Leuven, however, recovered from the snub, prospering from both the medieval cloth trade and the 1425 opening of its university – where Lemaître himself would later study and teach. Jan and I are talking beneath the ludicrously ornate town hall, a gothic fantasy of lacy stonework and fairytale turrets, where 235 statues gaze out from the facade (the total was 236 until last year, when reviled monarch Leopold II was removed). “The building survived both world wars almost unscathed,” says Jan. “They say it’s guarded by angels.”
For visitors, the town hall and the adjacent 15th-century St Peter’s Church – which wasn’t so lucky in the wars, but still looks a picture today – mark the heart of a compact city. It takes seven minutes for me to pedal from the church doors to the shaggy, cow-browsed meadows on the outskirts. Locals on sit-up-and-beg bikes rumble down college-lined streets. Helmets are a rarity (“we don’t really like them,” I’m told plainly), as are high-rises. Even the hip cafes – and there are plenty – have a small-town, homemade-cake vibe. So while Eurostar’s Brussels Midi terminal might be under 30 minutes away by rail, any sense of a metropolis feels enjoyably distant.
Leuven’s associations with Lemaître are being feted through BANG!, the Big Bang City festival, until the end of January. As well as a series of ambitious exhibitions, there’s a number of one-off events, from orchestral performances to temporary art installations. I visit two of the exhibitions. Both are excellent. The first is at art gallery M Leuven, where a through-the-ages selection of art focuses on humankind’s origins; the second is at the University Library, where the emphasis of To The Edge of Time is on science and cosmology. Among much else, it includes Lemaître’s fascinating views on why his findings were compatible with the Bible’s version of creation (“if the theory of relativity had been necessary to salvation,” he wrote, “it would have been revealed to St Paul or Moses”).
Festival aside, Leuven is an absorbing destination in its own right. The University Library is a case in point. I climb its 240ft bell tower and look out across the rooftops and steeples to the flat Flemish countryside beyond. The vast library, with its wonderfully woody reading room, is essentially a war memorial. Burned down by German second world war forces – destroying 300,000 books in the process, including hundreds of priceless early manuscripts – it was rebuilt in whole thanks to American funds. A giant statue of a sword-wielding Virgin Mary stands outside, her foot crushing a German eagle.
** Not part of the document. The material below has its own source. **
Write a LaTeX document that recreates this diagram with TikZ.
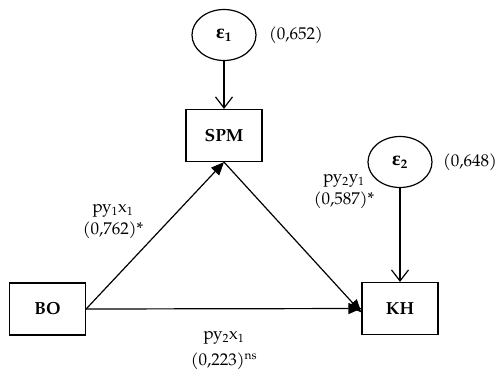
\documentclass[tikz,border=0pt]{standalone}
\usepackage{fontspec}
\setmainfont{TeX Gyre Pagella}
\newfontfamily\grkfont{Liberation Serif}
\usetikzlibrary{arrows.meta,shapes.geometric}
\begin{document}
\begin{tikzpicture}[x=1pt,y=-1pt,
  every node/.style={font=\fontsize{17}{19}\selectfont},
  varbox/.style={draw,line width=1.2pt,minimum width=76pt,minimum height=52pt,font=\fontsize{17.5}{19}\selectfont\bfseries},
  errnode/.style={draw,ellipse,line width=1.2pt,minimum width=64pt,minimum height=51pt,inner sep=0pt,font=\fontsize{20}{22}\selectfont\bfseries},
  lab/.style={align=center,inner sep=0pt,font=\fontsize{17}{22}\selectfont},
  openarr/.style={line width=1.2pt,-{Straight Barb[length=11pt,width=17pt,line width=1.2pt]}},
  fillarr/.style={line width=1.2pt,-{Triangle[length=13pt,width=11pt]}}]
\useasboundingbox (0,0) rectangle (497,373);
\node[errnode] (e1) at (224,35) {{\grkfont ε}\textsubscript{\fontsize{13}{14}\selectfont 1}};
\node[errnode] (e2) at (400,162) {{\grkfont ε}\textsubscript{\fontsize{13}{14}\selectfont 2}};
\node[varbox] (spm) at (224,135.5) {SPM};
\node[varbox] (kh) at (400,308.5) {KH};
\node[varbox] (bo) at (47.5,309) {BO};
\node[anchor=west,inner sep=0pt] (v1) at (269,35) {(0,652)};
\node[anchor=west,inner sep=0pt] (v2) at (443,162) {(0,648)};
\draw[openarr] (e1) -- (spm);
\draw[openarr] (e2) -- (kh);
\draw[fillarr] (bo.east) -- (spm.south);
\draw[fillarr] (spm.south) -- ([yshift=-4pt]kh.west);
\draw[fillarr] (bo.east) -- (kh.west);
\node[lab] (l1) at (113,222) {py\textsubscript{1}x\textsubscript{1}\\(0,762)*};
\node[lab] (l2) at (344,192) {py\textsubscript{2}y\textsubscript{1}\\(0,587)*};
\node[lab] (l3) at (224,351) {py\textsubscript{2}x\textsubscript{1}\\[4pt](0,223)\textsuperscript{ns}};
\end{tikzpicture}
\end{document}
A five-minute cycle away is a slice of history even more stirring. The Unesco-listed Groot Begijnhof was a middle-ages beguinage, a convent-like community for widows and religious women, and its tight web of cobbled alleys, narrow bridges and red-brick gables can today be wandered at will. On a quiet morning it feels like stepping into an old masters painting, and I’m back again that night for a meal in the classy hush of the Faculty Club, formerly the beguinage’s infirmary but today all modish lighting, delicate aubergine dishes and heady wines.
The Groot Begijnhof’s residences now accommodate professors and international students. Many of the city’s undergraduates, however, gravitate each evening to a very different landmark, the Oude Markt, a terrace-filled square billed as Europe’s longest bar. I find it an impressive sight, particularly considering that most of the buildings rising above the Stella Artois umbrellas have been reconstructed since wartime destruction. Plaques bearing the date 1914 stud the square.
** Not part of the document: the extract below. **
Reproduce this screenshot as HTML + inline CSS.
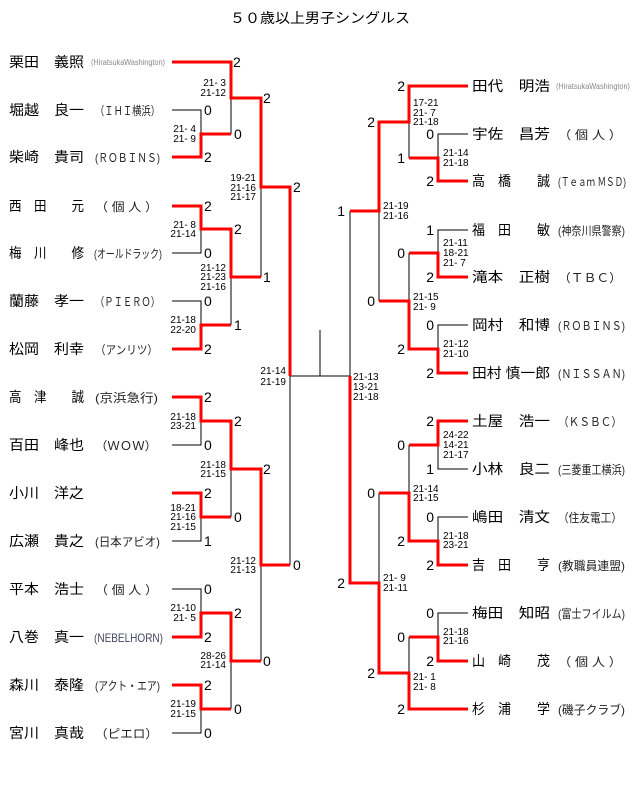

The tipples are undoubtedly better elsewhere, though: try the taps of craft bar Malz, the drinks list of sourdough pizza joint Baracca or the brewery of the newly reopened Park Abbey on the city outskirts, the monastic confines of which have produced a dedicated beer for the BANG! festivities. An abbey creating a galactic brew provides a neat summation of Leuven, being somewhere between deeply traditional and expansively open-minded. “This is a small city,” I’m told back in Fiere Margriet, as fleets of bikes trundle past in the night. “But it has a lot of soul.”